**What the exercise asks:**
Pull each line holding "code" out of the entries below.
◇ ◇ ◇ ◇
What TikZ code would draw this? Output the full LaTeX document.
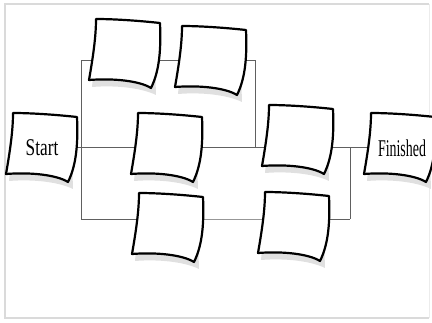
\documentclass[tikz,border=0pt]{standalone}
\usepackage{fontspec}
\usepackage{graphicx}
\setmainfont{Liberation Serif}
\definecolor{framegray}{HTML}{DADADA}
\definecolor{linegray}{HTML}{606060}
\definecolor{shadowgray}{HTML}{E0E0E0}
\tikzset{
  box/.style={draw=none, minimum width=64pt, minimum height=60pt, inner sep=0pt},
  conn/.style={draw=linegray, line width=0.9pt},
  paper/.pic={
    \fill[shadowgray] (-26,-26) .. controls (-6,-28) and (18,-27) .. (30,-20) -- (32,43)
      .. controls (18,36) and (-8,33) .. (-32,35) -- cycle;
    \path[fill=white, draw=black, line width=2.2pt, line join=round]
      (-28,-33) .. controls (-8,-33) and (18,-31) .. (36,-29)
      .. controls (37,-5) and (36,18) .. (27,36)
      .. controls (16,29) and (-10,26) .. (-35,28)
      .. controls (-31,5) and (-28,-15) .. cycle;
  },
  lbl/.style={font=\fontsize{24}{24}\selectfont, inner sep=0pt}
}
\begin{document}
\begin{tikzpicture}[x=1pt, y=-1pt]
\useasboundingbox (0,0) rectangle (432,322);
\draw[framegray, line width=2.5pt] (429,4) -- (5,4) -- (5,318) -- (429,318);
\draw[framegray!50, line width=0.8pt] (429,4) -- (429,318);
% box placeholders
\node[box] (S) at (41,146) {};
\node[box] (A) at (124,52) {};
\node[box] (B) at (210,59) {};
\node[box] (C) at (166,146) {};
\node[box] (D) at (297,138) {};
\node[box] (F) at (399,146) {};
\node[box] (E) at (167,226) {};
\node[box] (G) at (293,225) {};
% junction coordinates
\coordinate (bt) at (81,60);
\coordinate (bm) at (81,147);
\coordinate (bb) at (81,219);
\coordinate (mt) at (255,60);
\coordinate (mm) at (255,147);
\coordinate (rm) at (350,147);
\coordinate (rb) at (350,219);
% connectors
\draw[conn] (bt) -- (bb);
\draw[conn] (bt) -- (bt -| A.center);
\draw[conn] (S.center |- bm) -- (bm -| C.center);
\draw[conn] (bb) -- (bb -| E.center);
\draw[conn] (bt -| A.center) -- (bt -| B.center);
\draw[conn] (bt -| B.center) -- (mt) -- (mm);
\draw[conn] (bm -| C.center) -- (bm -| D.center);
\draw[conn] (bm -| D.center) -- (bm -| F.center);
\draw[conn] (rm) -- (rb);
\draw[conn] (bb -| E.center) -- (bb -| G.center) -- (rb);
% papers
\foreach \n in {S,A,B,C,D,F,E,G} { \pic at (\n.center) {paper}; }
% labels
\node[lbl] (ts) at (42,148) {\scalebox{0.72}[1]{Start}};
\node[lbl] (tf) at (402,148) {\scalebox{0.58}[1]{Finished}};
\end{tikzpicture}
\end{document}
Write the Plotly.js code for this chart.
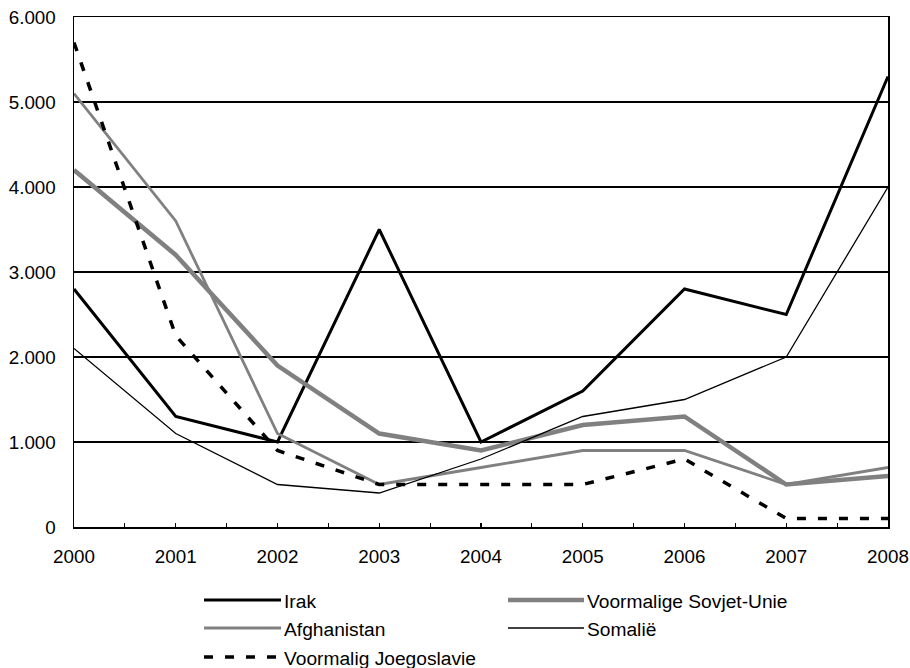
◇ ◇ ◇ ◇
**Solution to this problem:**
What TikZ code would draw this? Output the full LaTeX document.
Write the Plotly.js code for this chart.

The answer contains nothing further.